ADRs implied (drafted by phase-architect in the next pass)

Six new Phase 6.5 ADRs are implied by the final design: 1. Subprocess-isolated rubric execution (the load-bearing fork) 2. Per-case cassette_canary_pin + Phase 4 seed kwarg amendment 3. curation_class split + held-out-set fence enforcement 4. failure_modes.yaml taxonomy + block-severity contract 5. Promotion gate keys on bootstrap lower_bound_95 6. Bench-invocation tagging on SandboxCostEntry (Phase 5 ADR-0010 amendment) 7. ADR-0016 amendment clarifying "automatic demotion" = recommendation-shift, not side-effect

phase-architect will produce phase-arch-design.md, the per-phase ADRs/ directory in Nygard format, and High-level-impl.md as the implementation-step roadmap.

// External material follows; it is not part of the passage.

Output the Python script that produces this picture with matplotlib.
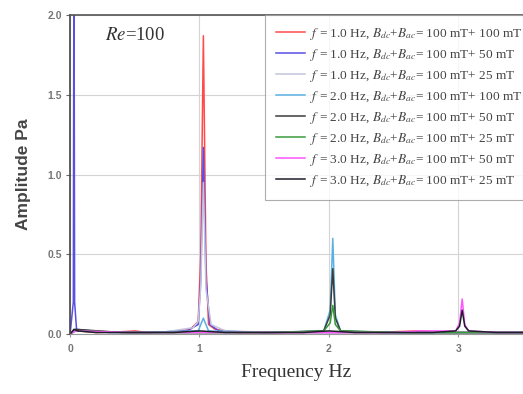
import matplotlib
matplotlib.use("Agg")
import matplotlib.pyplot as plt

plt.rcParams['font.family'] = ['Liberation Serif', 'DejaVu Serif']
plt.rcParams['mathtext.fontset'] = 'stix'

# spectra, one freq/amp pair per case
f1_b100_freq = [0.00, 0.03, 0.06, 0.20, 0.40, 0.50, 0.60, 0.80, 0.93, 0.99, 1.01, 1.03, 1.05, 1.07, 1.12, 1.30, 1.60, 2.00, 2.30, 2.70, 2.90, 3.20, 3.50]
f1_b100_amp = [0.00, 0.02, 0.02, 0.01, 0.015, 0.02, 0.01, 0.015, 0.03, 0.08, 0.50, 1.87, 0.45, 0.06, 0.03, 0.01, 0.01, 0.01, 0.01, 0.02, 0.01, 0.01, 0.01]

f1_b50_freq = [0.00, 0.025, 0.03, 0.035, 0.05, 0.30, 0.60, 0.90, 0.99, 1.01, 1.03, 1.05, 1.08, 1.15, 1.50, 2.00, 2.50, 3.00, 3.50]
f1_b50_amp = [0.00, 0.20, 2.60, 0.20, 0.03, 0.01, 0.01, 0.02, 0.06, 0.35, 1.17, 0.35, 0.06, 0.02, 0.01, 0.01, 0.01, 0.01, 0.01]

f1_b25_freq = [0.00, 0.04, 0.30, 0.70, 0.95, 0.99, 1.01, 1.03, 1.05, 1.09, 1.20, 1.60, 2.20, 2.80, 3.50]
f1_b25_amp = [0.00, 0.02, 0.01, 0.01, 0.04, 0.08, 0.30, 0.95, 0.28, 0.06, 0.02, 0.01, 0.01, 0.01, 0.01]

f2_b100_freq = [0.00, 0.04, 0.50, 0.99, 1.03, 1.07, 1.50, 1.96, 2.01, 2.03, 2.05, 2.09, 2.50, 3.00, 3.50]
f2_b100_amp = [0.00, 0.02, 0.01, 0.02, 0.10, 0.02, 0.01, 0.02, 0.15, 0.60, 0.12, 0.02, 0.01, 0.01, 0.01]

f2_b50_freq = [0.00, 0.04, 0.40, 0.90, 1.20, 1.60, 1.96, 2.01, 2.03, 2.05, 2.09, 2.40, 2.80, 3.20, 3.50]
f2_b50_amp = [0.00, 0.03, 0.01, 0.01, 0.01, 0.01, 0.02, 0.12, 0.41, 0.10, 0.02, 0.01, 0.01, 0.01, 0.01]

f2_b25_freq = [0.00, 0.04, 0.50, 1.00, 1.50, 1.96, 2.01, 2.03, 2.05, 2.09, 2.60, 3.10, 3.50]
f2_b25_amp = [0.00, 0.02, 0.01, 0.01, 0.01, 0.02, 0.07, 0.18, 0.06, 0.02, 0.01, 0.01, 0.01]

f3_b50_freq = [0.00, 0.04, 0.50, 1.00, 1.50, 2.00, 2.50, 2.70, 2.98, 3.01, 3.03, 3.05, 3.08, 3.30, 3.50]
f3_b50_amp = [0.00, 0.02, 0.01, 0.01, 0.01, 0.01, 0.01, 0.02, 0.02, 0.07, 0.22, 0.06, 0.02, 0.01, 0.01]

f3_b25_freq = [0.00, 0.03, 0.06, 0.20, 0.50, 0.80, 1.00, 1.20, 1.50, 1.80, 2.00, 2.20, 2.50, 2.80, 2.98, 3.01, 3.03, 3.05, 3.08, 3.30, 3.50]
f3_b25_amp = [0.00, 0.03, 0.02, 0.01, 0.01, 0.01, 0.02, 0.01, 0.01, 0.01, 0.02, 0.01, 0.01, 0.01, 0.02, 0.05, 0.15, 0.05, 0.02, 0.01, 0.01]

labels = [
    r'$f$ = 1.0 Hz, $B_{dc}$+$B_{ac}$= 100 mT+ 100 mT',
    r'$f$ = 1.0 Hz, $B_{dc}$+$B_{ac}$= 100 mT+ 50 mT',
    r'$f$ = 1.0 Hz, $B_{dc}$+$B_{ac}$= 100 mT+ 25 mT',
    r'$f$ = 2.0 Hz, $B_{dc}$+$B_{ac}$= 100 mT+ 100 mT',
    r'$f$ = 2.0 Hz, $B_{dc}$+$B_{ac}$= 100 mT+ 50 mT',
    r'$f$ = 2.0 Hz, $B_{dc}$+$B_{ac}$= 100 mT+ 25 mT',
    r'$f$ = 3.0 Hz, $B_{dc}$+$B_{ac}$= 100 mT+ 50 mT',
    r'$f$ = 3.0 Hz, $B_{dc}$+$B_{ac}$= 100 mT+ 25 mT',
]
colors = ['#ff4a4a', '#5a4ee6', '#c4c4dc', '#5ab0e2', '#3c3c3c', '#3a9a3a', '#ff55ff', '#1e1e2a']

series = [
    (f1_b100_freq, f1_b100_amp),
    (f1_b50_freq, f1_b50_amp),
    (f1_b25_freq, f1_b25_amp),
    (f2_b100_freq, f2_b100_amp),
    (f2_b50_freq, f2_b50_amp),
    (f2_b25_freq, f2_b25_amp),
    (f3_b50_freq, f3_b50_amp),
    (f3_b25_freq, f3_b25_amp),
]

fig = plt.figure(figsize=(5.23, 3.94), dpi=100)
ax = fig.add_axes([0.134, 0.152, 0.866, 0.810])

for (fr, am), lab, c in zip(series, labels, colors):
    ax.plot(fr, am, color=c, lw=1.1, label=lab)

ax.set_xlim(0, 3.5)
ax.set_ylim(0, 2.0)
ax.set_xticks([0, 1, 2, 3])
ax.set_yticks([0.0, 0.5, 1.0, 1.5, 2.0])
ax.set_yticklabels(['0.0', '0.5', '1.0', '1.5', '2.0'])
ax.grid(True, color='#d4d4d4', lw=0.8)
ax.set_axisbelow(True)
for lab in ax.get_xticklabels() + ax.get_yticklabels():
    lab.set_family('Liberation Sans')
    lab.set_fontsize(7.5)
    lab.set_weight('bold')
    lab.set_color('#777777')
ax.tick_params(axis='y', length=3, width=0.8, color='#666666', pad=3)
ax.tick_params(axis='x', length=2, width=0.8, color='#999999', pad=5)
ax.spines['right'].set_visible(False)
ax.spines['top'].set_color('#555555')
ax.spines['left'].set_color('#444444')
ax.spines['bottom'].set_color('#999999')
ax.spines['left'].set_linewidth(1.2)
ax.spines['top'].set_linewidth(1.2)

ax.set_xlabel('Frequency Hz', fontsize=14, color='#333333', labelpad=7)
ax.set_ylabel('Amplitude Pa', fontsize=12.5, color='#444444', labelpad=12,
              family='Liberation Sans', weight='bold')
ax.text(0.143, 0.937, r'$Re$=100', transform=ax.transAxes, fontsize=13.5,
        ha='center', va='center', color='#333333')

leg = ax.legend(loc='upper left', bbox_to_anchor=(0.43, 1.0), borderaxespad=0,
                fontsize=9.6, frameon=True, fancybox=False, handlelength=2.2,
                labelspacing=0.38, borderpad=0.8, handletextpad=0.4)
leg.get_frame().set_edgecolor('#999999')
leg.get_frame().set_linewidth(0.8)
for t in leg.get_texts():
    t.set_color('#444444')

fig.savefig('out.png', dpi=100)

Why not SWE-bench (Verified or Pro)?

The 2026 literature has triangulated on SWE-bench Pro (Scale AI) as the cleaner public-leaderboard signal after SWE-bench Verified contamination became openly acknowledged across frontier models (../../reviews/2026-05-18-agent-orchestration-survey-and-recommendations.md row #5). Phase 6.5 deliberately does not benchmark against either:

  • Task-class mismatch. SWE-bench scores arbitrary GitHub-issue resolution with free-form patches; vuln-remediation patches are a closed 4-variant PlanProposal sum type (Phase 4 ADR-04-0001) and migration patches will share the same constrained-output discipline. The decision surface SWE-bench measures is not the decision surface this project ships.
  • Promotion-gate evidence must be portfolio-shaped, not paper-shaped. Trust-tier promotion (Phase 5 ADR-0016) keys on cases that mirror the operator's repos and the operator's vulnerability sources. A SWE-bench score would not justify promoting a vuln-rem tier for a Java-heavy operator portfolio; per-task-class bench/{task-class}/ cases do.
  • Cleanroom property. Phase 6.5's curation contract (held-out split fence-enforced, BLAKE3-chained provenance) gives a stronger contamination story than SWE-bench Pro's public-corpus posture for the metric we actually gate on.

The two are complementary, not interchangeable: external SWE-bench-style numbers may surface in phase-story-writer design-pipeline literature reviews; the promotion gate stays on per-task-class evidence.

Provenance

Round Agent Output Token usage
1 (parallel) Performance-first designer design-performance.md ~85k
1 (parallel) Security-first designer design-security.md ~92k
1 (parallel) Best-practices designer design-best-practices.md ~123k
2 Devil's-advocate critic critique.md ~141k
3 Graph-of-Thought synthesizer final-design.md ~187k

Synthesizer's full vertex/edge/conflict counts are inside final-design.md §Synthesis ledger.